Omit pictures and quote the listing below line by line, from its start through the line that holds "1, 1, None]".

== == ==

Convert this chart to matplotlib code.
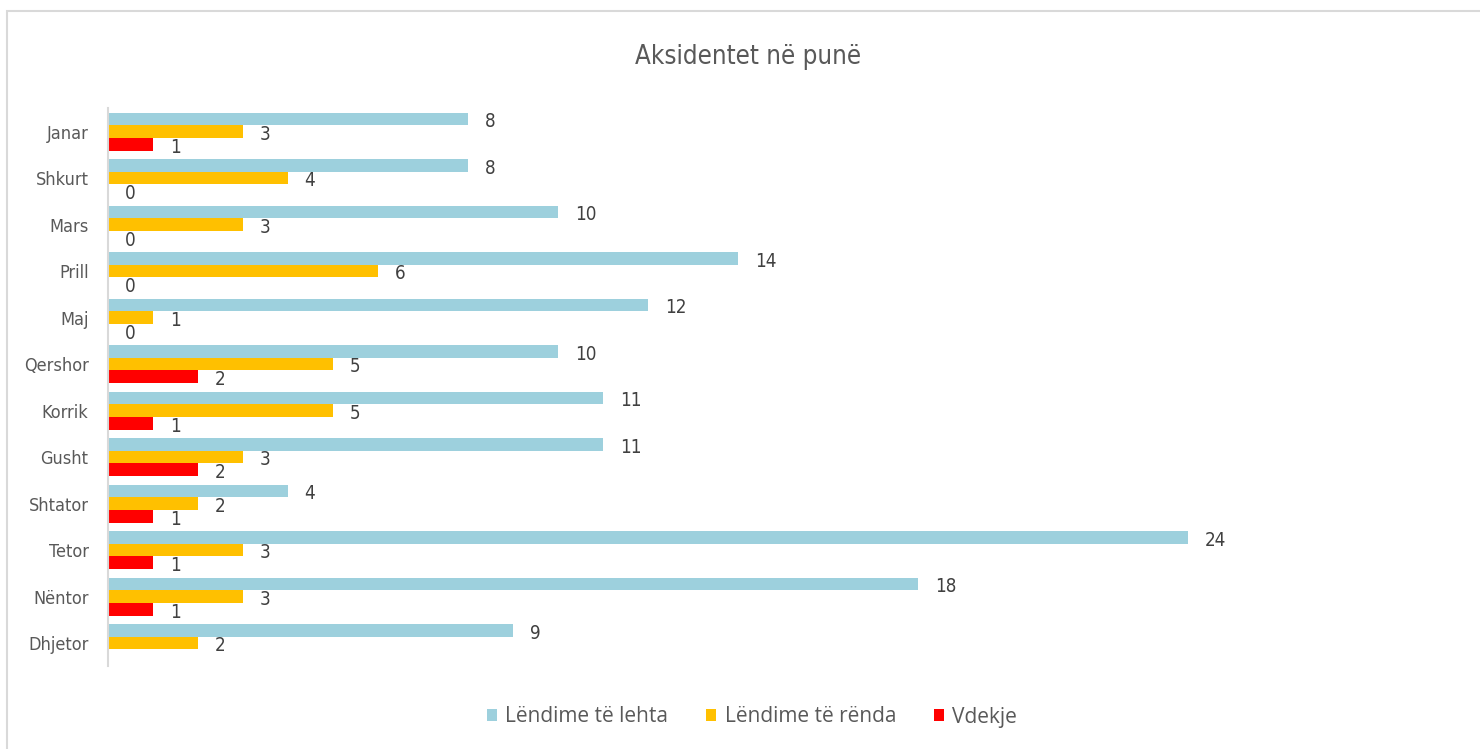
import numpy as np
import matplotlib
matplotlib.use('Agg')
import matplotlib.pyplot as plt
from matplotlib.patches import Rectangle

months = ['Janar', 'Shkurt', 'Mars', 'Prill', 'Maj', 'Qershor', 'Korrik',
          'Gusht', 'Shtator', 'Tetor', 'Nëntor', 'Dhjetor']
lehta = [8, 8, 10, 14, 12, 10, 11, 11, 4, 24, 18, 9]
renda = [3, 4, 3, 6, 1, 5, 5, 3, 2, 3, 3, 2]
vdekje = [1, 0, 0, 0, 0, 2, 1, 2, 1, 1, 1, None]

series_names = ['Lëndime të lehta', 'Lëndime të rënda', 'Vdekje']
colors = ['#9DD0DD', '#FFC000', '#FF0000']

# narrow look for the Excel condensed font
narrow = dict(family='DejaVu Sans', stretch='condensed')

W, H = 1480, 749
fig = plt.figure(figsize=(W / 100, H / 100), dpi=100)

# light frame around the chart
fig.patches.append(Rectangle((7 / W, -0.01), 1.02, 1 - 11 / H + 0.01,
                             transform=fig.transFigure, fill=False,
                             edgecolor='#D9D9D9', lw=1.5))

ax = fig.add_axes([108 / W, 1 - 666.4 / H, 1350 / W, (666.4 - 108.4) / H])

y = np.arange(len(months))
bh = 0.273
txt = '#404040'

for k, (vals, c) in enumerate(zip([lehta, renda, vdekje], colors)):
    pos = y + (k - 1) * bh
    v = [np.nan if x is None else x for x in vals]
    ax.barh(pos, v, height=bh, color=c, label=series_names[k])
    for p, x in zip(pos, vals):
        if x is None:
            continue
        ax.annotate(str(x), (x, p), xytext=(12, -2), textcoords='offset points',
                    ha='left', va='center', fontsize=13.5, color=txt, **narrow)

ax.set_xlim(0, 30)
ax.set_ylim(len(months) - 0.5, -0.5)
ax.set_yticks(y)
ax.set_yticklabels(months, fontsize=13, color='#595959', **narrow)
ax.tick_params(axis='y', length=0, pad=14)
ax.set_xticks([])
for s in ['top', 'right', 'bottom']:
    ax.spines[s].set_visible(False)
ax.spines['left'].set_color('#D9D9D9')
ax.spines['left'].set_linewidth(1.5)

fig.text(748 / W, 1 - 57 / H, 'Aksidentet në punë', ha='center', va='center',
         fontsize=18.5, color='#595959', **narrow)

leg = fig.legend(loc='center', bbox_to_anchor=(752 / W, 1 - 717 / H), ncol=3,
                 frameon=False, prop={'family': 'Open Sans', 'size': 15},
                 handlelength=0.5, handleheight=0.5, handletextpad=0.4,
                 columnspacing=1.8)
for t in leg.get_texts():
    t.set_color('#595959')

fig.savefig('out.png', dpi=100)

== == ==

> [EXERCISE RESPONSE]:
Convert this chart to matplotlib code.
import numpy as np
import matplotlib
matplotlib.use('Agg')
import matplotlib.pyplot as plt
from matplotlib.patches import Rectangle

months = ['Janar', 'Shkurt', 'Mars', 'Prill', 'Maj', 'Qershor', 'Korrik',
          'Gusht', 'Shtator', 'Tetor', 'Nëntor', 'Dhjetor']
lehta = [8, 8, 10, 14, 12, 10, 11, 11, 4, 24, 18, 9]
renda = [3, 4, 3, 6, 1, 5, 5, 3, 2, 3, 3, 2]
vdekje = [1, 0, 0, 0, 0, 2, 1, 2, 1, 1, 1, None]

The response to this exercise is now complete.